TRENTON - The federal prosecutor who busted more than 130 corrupt politicians became governor based in part on New Jerseyans' belief, and hope, that he could clean up government.
But despite a sweeping ethics package that Republican Gov. Christie proposed in his first year in office - and despite continued political corruption in all corners of government - Trenton during the Christie administration is where ethics reforms have gone to die.
None of the governor's ethics proposals dating to September 2010 have been passed by the Democratic-controlled Legislature. That means state workers can still collect a public salary and public pension at the same time. Campaign contributions can still be intentionally hidden by funneling money from one political group to another. And criminally convicted public officials can still keep part of their pensions.
With three New Jersey mayors arrested in the last year - and seven executives of a government contractor charged just last month - corruption isn't going away.
Though there are plenty of proposals to tighten the rules, more than a dozen such bills - mostly from Republicans, but some with bipartisan support - are languishing without debate.
To read the rest of my story in Sunday's paper about ethics, click here.
And check out my list of just SOME of the bills stuck in the Legislature:
- Mandate insurance companies perform actual services to be paid with tax dollars.
- Mandate public officials convicted of a crime give up their entire pensions.
- Empower State Ethics Commission to adjudicate complaints about school board and local government violations.
- Forbid officials from lobbying the town in which they serve.
- Prohibit “wheeling,” in which one county party sends money to another county party to hide the source of the cash.
- Subject regional “authorities” — such as sewer entities — to oversight from the governor.

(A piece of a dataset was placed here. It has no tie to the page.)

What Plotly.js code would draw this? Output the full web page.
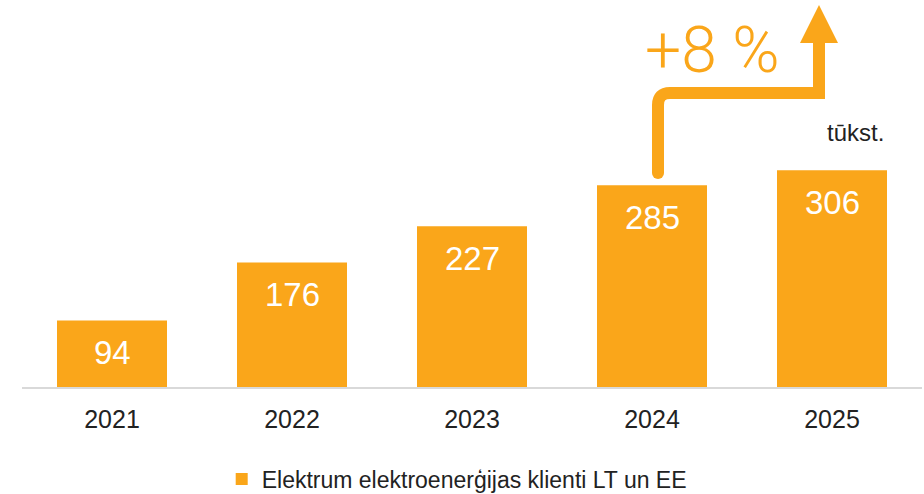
<!DOCTYPE html>
<html>
<head>
<meta charset="utf-8">
<script src="https://cdn.plot.ly/plotly-3.0.1.min.js"></script>
<style>html,body{margin:0;padding:0;background:#fff;}#chart{width:924px;height:494px;}</style>
</head>
<body>
<div id="chart"></div>
<script>
const years = ['2021', '2022', '2023', '2024', '2025'];
const clients = [94, 176, 227, 285, 306];
const seriesName = 'Elektrum elektroenerģijas klienti LT un EE';
const growthLabel = '+8 %';
const unitLabel = 'tūkst.';

const orange = '#FAA61A';
const W = 924, H = 494, L = 22, R = 2, T = 0, B = 107;
const pw = W - L - R, ph = H - T - B;
const px = v => (v - L) / pw;
const py = v => (H - B - v) / ph;

const arrowPath = 'M ' + px(658) + ',' + py(173) +
  ' L ' + px(658) + ',' + py(105) +
  ' Q ' + px(658) + ',' + py(93) + ' ' + px(670) + ',' + py(93) +
  ' L ' + px(819) + ',' + py(93) +
  ' L ' + px(819) + ',' + py(42);
const headPath = 'M ' + px(800) + ',' + py(43) + ' L ' + px(838) + ',' + py(43) +
  ' L ' + px(819) + ',' + py(5) + ' Z';

const trace = {
  type: 'bar',
  x: years,
  y: clients,
  name: seriesName,
  marker: {color: orange},
  hoverinfo: 'none',
  showlegend: true
};

const labelAnnotations = years.map((yr, i) => ({
  x: i, y: clients[i], xref: 'x', yref: 'y',
  text: String(clients[i]), showarrow: false,
  yanchor: 'middle', yshift: -32,
  font: {family: 'Liberation Sans, Arial, sans-serif', size: 33, color: '#ffffff'}
}));

const layout = {
  width: W, height: H,
  margin: {l: L, r: R, t: T, b: B, pad: 0, autoexpand: false},
  paper_bgcolor: '#ffffff', plot_bgcolor: '#ffffff',
  bargap: 70 / 180,
  xaxis: {
    type: 'category',
    categoryorder: 'array', categoryarray: years,
    range: [-0.5, 4.5], autorange: false,
    showline: true, linecolor: '#d9d9d9', linewidth: 2,
    showgrid: false, zeroline: false, ticks: '',
    tickfont: {family: 'Liberation Sans, Arial, sans-serif', size: 25, color: '#222222'},
    ticklabelstandoff: 9,
    automargin: false,
    fixedrange: true
  },
  yaxis: {
    range: [0, 546.6], autorange: false, visible: false, showgrid: false, zeroline: false, fixedrange: true
  },
  showlegend: true,
  legend: {
    orientation: 'h', x: 0.483, xanchor: 'center', y: py(479), yanchor: 'middle',
    font: {family: 'Liberation Sans, Arial, sans-serif', size: 23, color: '#222222'},
    itemwidth: 30
  },
  shapes: [
    {type: 'path', xref: 'paper', yref: 'paper', path: arrowPath,
     line: {color: orange, width: 12}, fillcolor: 'rgba(0,0,0,0)'},
    {type: 'path', xref: 'paper', yref: 'paper', path: headPath,
     line: {color: orange, width: 0}, fillcolor: orange},
    {type: 'circle', xref: 'paper', yref: 'paper',
     x0: px(652), x1: px(664), y0: py(179), y1: py(167),
     line: {width: 0}, fillcolor: orange}
  ],
  annotations: labelAnnotations.concat([
    {x: px(712), y: py(50), xref: 'paper', yref: 'paper', text: growthLabel,
     showarrow: false, xanchor: 'center', yanchor: 'middle',
     font: {family: 'Roboto, sans-serif', size: 64, color: orange, weight: 300}},
    {x: px(855), y: py(132), xref: 'paper', yref: 'paper', text: unitLabel,
     showarrow: false, xanchor: 'center', yanchor: 'middle',
     font: {family: 'Liberation Sans, Arial, sans-serif', size: 24, color: '#222222'}}
  ])
};

Plotly.newPlot('chart', [trace], layout, {displayModeBar: false, staticPlot: true});
</script>
</body>
</html>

- Forbid legislators from being paid for legislative work while getting paid for other public employment.
- Forbid legislators from holding another elected office, such as mayor.
- Expand officials’ financial disclosure statements to include legislators’ and their relatives’ public contracts and compensation.
- Mandate disclosures of donors to “issue advocacy” groups that campaign for or against candidates.
- Require public officials to resign if convicted of certain offenses.
- Forbid public employees from retiring, collecting a pension, and then getting a new public job with an additional salary.
- Require candidates to keep detailed records of how they spend campaign funds.